### YOUR OBJECTIVE:
Copy the material that follows word for word and omit its pictures.

### STORED RECORDS ###

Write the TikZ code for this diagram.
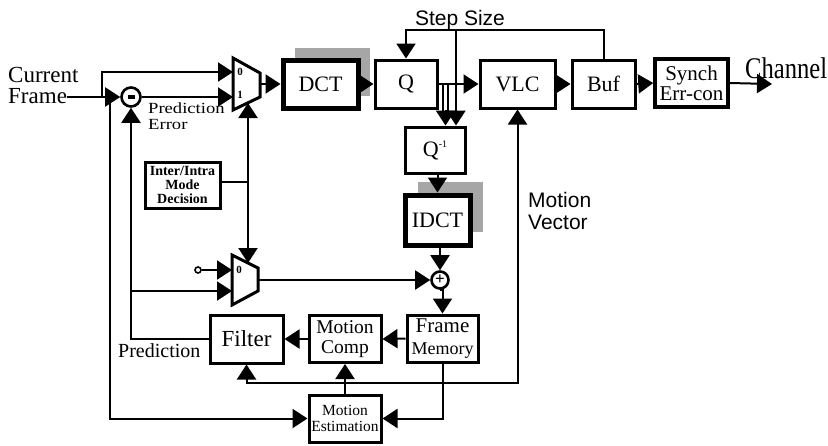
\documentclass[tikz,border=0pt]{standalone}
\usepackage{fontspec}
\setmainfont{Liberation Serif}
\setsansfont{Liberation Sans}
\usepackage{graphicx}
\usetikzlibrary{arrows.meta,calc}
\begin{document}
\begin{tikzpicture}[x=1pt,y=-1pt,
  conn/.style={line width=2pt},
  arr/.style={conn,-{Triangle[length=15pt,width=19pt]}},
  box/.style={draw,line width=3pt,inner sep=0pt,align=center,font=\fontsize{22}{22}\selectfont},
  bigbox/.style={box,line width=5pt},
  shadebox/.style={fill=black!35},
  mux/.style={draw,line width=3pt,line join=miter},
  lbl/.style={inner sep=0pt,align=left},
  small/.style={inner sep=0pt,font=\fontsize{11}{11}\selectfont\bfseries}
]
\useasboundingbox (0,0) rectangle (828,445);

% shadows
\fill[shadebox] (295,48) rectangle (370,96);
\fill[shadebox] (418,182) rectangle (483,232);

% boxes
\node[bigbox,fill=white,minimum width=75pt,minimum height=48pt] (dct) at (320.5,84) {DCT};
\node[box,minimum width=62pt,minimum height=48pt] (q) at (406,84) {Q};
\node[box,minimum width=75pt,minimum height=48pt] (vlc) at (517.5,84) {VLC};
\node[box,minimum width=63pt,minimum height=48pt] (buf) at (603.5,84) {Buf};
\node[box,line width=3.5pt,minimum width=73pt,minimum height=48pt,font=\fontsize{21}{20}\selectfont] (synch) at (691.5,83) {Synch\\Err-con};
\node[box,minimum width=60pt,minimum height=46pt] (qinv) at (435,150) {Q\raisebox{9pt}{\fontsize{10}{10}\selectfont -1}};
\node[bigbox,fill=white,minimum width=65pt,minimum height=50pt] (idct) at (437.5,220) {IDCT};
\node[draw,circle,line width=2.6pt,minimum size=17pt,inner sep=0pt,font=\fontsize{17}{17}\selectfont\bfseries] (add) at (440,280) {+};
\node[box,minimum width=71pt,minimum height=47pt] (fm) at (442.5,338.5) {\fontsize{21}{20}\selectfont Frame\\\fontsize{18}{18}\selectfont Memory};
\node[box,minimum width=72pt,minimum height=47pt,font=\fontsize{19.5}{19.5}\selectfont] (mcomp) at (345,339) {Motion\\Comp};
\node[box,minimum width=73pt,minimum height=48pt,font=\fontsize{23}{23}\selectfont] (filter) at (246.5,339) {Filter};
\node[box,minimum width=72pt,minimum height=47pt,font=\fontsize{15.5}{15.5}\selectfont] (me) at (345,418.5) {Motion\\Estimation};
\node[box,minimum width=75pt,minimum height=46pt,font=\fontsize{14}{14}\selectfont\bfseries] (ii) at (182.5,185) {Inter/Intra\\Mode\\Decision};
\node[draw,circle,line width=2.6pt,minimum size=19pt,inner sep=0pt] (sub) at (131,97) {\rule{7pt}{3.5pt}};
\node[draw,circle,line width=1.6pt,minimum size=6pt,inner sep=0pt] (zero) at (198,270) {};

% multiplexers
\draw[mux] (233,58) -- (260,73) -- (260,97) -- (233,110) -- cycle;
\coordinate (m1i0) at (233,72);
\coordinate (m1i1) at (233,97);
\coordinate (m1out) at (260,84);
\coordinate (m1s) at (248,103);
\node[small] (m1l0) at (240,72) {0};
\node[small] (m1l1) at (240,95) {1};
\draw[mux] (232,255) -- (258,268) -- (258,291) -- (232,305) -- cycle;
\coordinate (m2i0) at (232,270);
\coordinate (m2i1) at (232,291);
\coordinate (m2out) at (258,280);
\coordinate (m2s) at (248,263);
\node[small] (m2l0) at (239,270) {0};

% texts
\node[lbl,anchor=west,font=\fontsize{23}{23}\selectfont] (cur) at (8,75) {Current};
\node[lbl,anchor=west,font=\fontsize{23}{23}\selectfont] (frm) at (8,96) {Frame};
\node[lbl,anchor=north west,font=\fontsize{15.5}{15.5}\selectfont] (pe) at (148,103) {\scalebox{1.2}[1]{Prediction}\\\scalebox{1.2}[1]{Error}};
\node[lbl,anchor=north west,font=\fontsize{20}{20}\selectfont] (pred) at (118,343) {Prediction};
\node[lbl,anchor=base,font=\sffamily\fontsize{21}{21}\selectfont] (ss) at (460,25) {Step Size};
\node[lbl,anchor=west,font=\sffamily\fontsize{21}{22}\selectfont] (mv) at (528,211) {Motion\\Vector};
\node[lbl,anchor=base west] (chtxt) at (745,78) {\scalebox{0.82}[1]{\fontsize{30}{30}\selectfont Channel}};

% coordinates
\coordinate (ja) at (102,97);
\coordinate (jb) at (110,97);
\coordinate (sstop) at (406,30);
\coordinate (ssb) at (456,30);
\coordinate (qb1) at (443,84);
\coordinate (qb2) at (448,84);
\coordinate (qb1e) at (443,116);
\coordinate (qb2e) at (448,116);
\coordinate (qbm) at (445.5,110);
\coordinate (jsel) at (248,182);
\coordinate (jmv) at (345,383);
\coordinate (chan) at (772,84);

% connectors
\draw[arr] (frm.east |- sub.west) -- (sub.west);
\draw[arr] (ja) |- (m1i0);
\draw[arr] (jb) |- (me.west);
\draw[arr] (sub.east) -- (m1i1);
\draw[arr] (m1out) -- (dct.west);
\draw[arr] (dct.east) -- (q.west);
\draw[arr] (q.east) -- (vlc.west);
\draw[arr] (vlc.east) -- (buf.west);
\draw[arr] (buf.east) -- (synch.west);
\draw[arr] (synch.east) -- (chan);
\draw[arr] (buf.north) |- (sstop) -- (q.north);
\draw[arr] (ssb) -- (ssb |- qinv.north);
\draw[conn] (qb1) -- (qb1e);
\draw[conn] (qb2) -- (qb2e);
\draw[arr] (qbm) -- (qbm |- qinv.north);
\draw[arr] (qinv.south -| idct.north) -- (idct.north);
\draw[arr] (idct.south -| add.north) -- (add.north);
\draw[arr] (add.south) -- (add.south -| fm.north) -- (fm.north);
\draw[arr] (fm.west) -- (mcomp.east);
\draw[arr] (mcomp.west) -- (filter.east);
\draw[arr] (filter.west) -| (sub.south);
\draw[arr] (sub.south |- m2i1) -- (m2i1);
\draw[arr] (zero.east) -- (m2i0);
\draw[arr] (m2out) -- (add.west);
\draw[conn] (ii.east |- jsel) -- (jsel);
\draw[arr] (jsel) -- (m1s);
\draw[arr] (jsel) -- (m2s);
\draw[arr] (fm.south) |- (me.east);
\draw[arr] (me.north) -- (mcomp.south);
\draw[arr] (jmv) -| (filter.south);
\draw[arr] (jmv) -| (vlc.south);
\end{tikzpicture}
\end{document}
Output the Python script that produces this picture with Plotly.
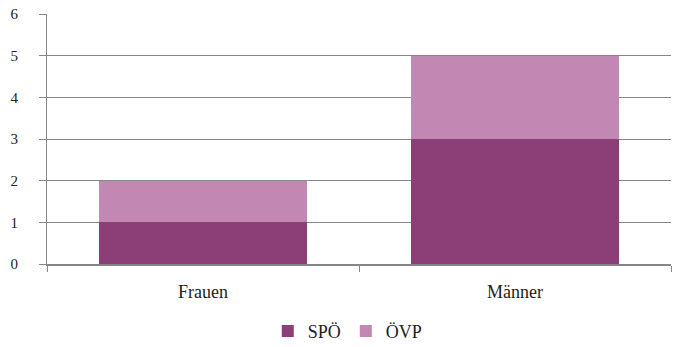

###

### FINISHED ANSWER:
Write the TikZ code for this diagram.
\documentclass[tikz,border=0pt]{standalone}
\usepackage{fontspec}
\setmainfont{Liberation Serif}
\setsansfont{Liberation Sans}
\usepackage{graphicx}
\usetikzlibrary{arrows.meta,calc}
\begin{document}
\begin{tikzpicture}[x=1pt,y=-1pt,
  conn/.style={line width=2pt},
  arr/.style={conn,-{Triangle[length=15pt,width=19pt]}},
  box/.style={draw,line width=3pt,inner sep=0pt,align=center,font=\fontsize{22}{22}\selectfont},
  bigbox/.style={box,line width=5pt},
  shadebox/.style={fill=black!35},
  mux/.style={draw,line width=3pt,line join=miter},
  lbl/.style={inner sep=0pt,align=left},
  small/.style={inner sep=0pt,font=\fontsize{11}{11}\selectfont\bfseries}
]
\useasboundingbox (0,0) rectangle (828,445);

% shadows
\fill[shadebox] (295,48) rectangle (370,96);
\fill[shadebox] (418,182) rectangle (483,232);

% boxes
\node[bigbox,fill=white,minimum width=75pt,minimum height=48pt] (dct) at (320.5,84) {DCT};
\node[box,minimum width=62pt,minimum height=48pt] (q) at (406,84) {Q};
\node[box,minimum width=75pt,minimum height=48pt] (vlc) at (517.5,84) {VLC};
\node[box,minimum width=63pt,minimum height=48pt] (buf) at (603.5,84) {Buf};
\node[box,line width=3.5pt,minimum width=73pt,minimum height=48pt,font=\fontsize{21}{20}\selectfont] (synch) at (691.5,83) {Synch\\Err-con};
\node[box,minimum width=60pt,minimum height=46pt] (qinv) at (435,150) {Q\raisebox{9pt}{\fontsize{10}{10}\selectfont -1}};
\node[bigbox,fill=white,minimum width=65pt,minimum height=50pt] (idct) at (437.5,220) {IDCT};
\node[draw,circle,line width=2.6pt,minimum size=17pt,inner sep=0pt,font=\fontsize{17}{17}\selectfont\bfseries] (add) at (440,280) {+};
\node[box,minimum width=71pt,minimum height=47pt] (fm) at (442.5,338.5) {\fontsize{21}{20}\selectfont Frame\\\fontsize{18}{18}\selectfont Memory};
\node[box,minimum width=72pt,minimum height=47pt,font=\fontsize{19.5}{19.5}\selectfont] (mcomp) at (345,339) {Motion\\Comp};
\node[box,minimum width=73pt,minimum height=48pt,font=\fontsize{23}{23}\selectfont] (filter) at (246.5,339) {Filter};
\node[box,minimum width=72pt,minimum height=47pt,font=\fontsize{15.5}{15.5}\selectfont] (me) at (345,418.5) {Motion\\Estimation};
\node[box,minimum width=75pt,minimum height=46pt,font=\fontsize{14}{14}\selectfont\bfseries] (ii) at (182.5,185) {Inter/Intra\\Mode\\Decision};
\node[draw,circle,line width=2.6pt,minimum size=19pt,inner sep=0pt] (sub) at (131,97) {\rule{7pt}{3.5pt}};
\node[draw,circle,line width=1.6pt,minimum size=6pt,inner sep=0pt] (zero) at (198,270) {};

% multiplexers
\draw[mux] (233,58) -- (260,73) -- (260,97) -- (233,110) -- cycle;
\coordinate (m1i0) at (233,72);
\coordinate (m1i1) at (233,97);
\coordinate (m1out) at (260,84);
\coordinate (m1s) at (248,103);
\node[small] (m1l0) at (240,72) {0};
\node[small] (m1l1) at (240,95) {1};
\draw[mux] (232,255) -- (258,268) -- (258,291) -- (232,305) -- cycle;
\coordinate (m2i0) at (232,270);
\coordinate (m2i1) at (232,291);
\coordinate (m2out) at (258,280);
\coordinate (m2s) at (248,263);
\node[small] (m2l0) at (239,270) {0};

% texts
\node[lbl,anchor=west,font=\fontsize{23}{23}\selectfont] (cur) at (8,75) {Current};
\node[lbl,anchor=west,font=\fontsize{23}{23}\selectfont] (frm) at (8,96) {Frame};
\node[lbl,anchor=north west,font=\fontsize{15.5}{15.5}\selectfont] (pe) at (148,103) {\scalebox{1.2}[1]{Prediction}\\\scalebox{1.2}[1]{Error}};
\node[lbl,anchor=north west,font=\fontsize{20}{20}\selectfont] (pred) at (118,343) {Prediction};
\node[lbl,anchor=base,font=\sffamily\fontsize{21}{21}\selectfont] (ss) at (460,25) {Step Size};
\node[lbl,anchor=west,font=\sffamily\fontsize{21}{22}\selectfont] (mv) at (528,211) {Motion\\Vector};
\node[lbl,anchor=base west] (chtxt) at (745,78) {\scalebox{0.82}[1]{\fontsize{30}{30}\selectfont Channel}};

% coordinates
\coordinate (ja) at (102,97);
\coordinate (jb) at (110,97);
\coordinate (sstop) at (406,30);
\coordinate (ssb) at (456,30);
\coordinate (qb1) at (443,84);
\coordinate (qb2) at (448,84);
\coordinate (qb1e) at (443,116);
\coordinate (qb2e) at (448,116);
\coordinate (qbm) at (445.5,110);
\coordinate (jsel) at (248,182);
\coordinate (jmv) at (345,383);
\coordinate (chan) at (772,84);

% connectors
\draw[arr] (frm.east |- sub.west) -- (sub.west);
\draw[arr] (ja) |- (m1i0);
\draw[arr] (jb) |- (me.west);
\draw[arr] (sub.east) -- (m1i1);
\draw[arr] (m1out) -- (dct.west);
\draw[arr] (dct.east) -- (q.west);
\draw[arr] (q.east) -- (vlc.west);
\draw[arr] (vlc.east) -- (buf.west);
\draw[arr] (buf.east) -- (synch.west);
\draw[arr] (synch.east) -- (chan);
\draw[arr] (buf.north) |- (sstop) -- (q.north);
\draw[arr] (ssb) -- (ssb |- qinv.north);
\draw[conn] (qb1) -- (qb1e);
\draw[conn] (qb2) -- (qb2e);
\draw[arr] (qbm) -- (qbm |- qinv.north);
\draw[arr] (qinv.south -| idct.north) -- (idct.north);
\draw[arr] (idct.south -| add.north) -- (add.north);
\draw[arr] (add.south) -- (add.south -| fm.north) -- (fm.north);
\draw[arr] (fm.west) -- (mcomp.east);
\draw[arr] (mcomp.west) -- (filter.east);
\draw[arr] (filter.west) -| (sub.south);
\draw[arr] (sub.south |- m2i1) -- (m2i1);
\draw[arr] (zero.east) -- (m2i0);
\draw[arr] (m2out) -- (add.west);
\draw[conn] (ii.east |- jsel) -- (jsel);
\draw[arr] (jsel) -- (m1s);
\draw[arr] (jsel) -- (m2s);
\draw[arr] (fm.south) |- (me.east);
\draw[arr] (me.north) -- (mcomp.south);
\draw[arr] (jmv) -| (filter.south);
\draw[arr] (jmv) -| (vlc.south);
\end{tikzpicture}
\end{document}
Output the Python script that produces this picture with Plotly.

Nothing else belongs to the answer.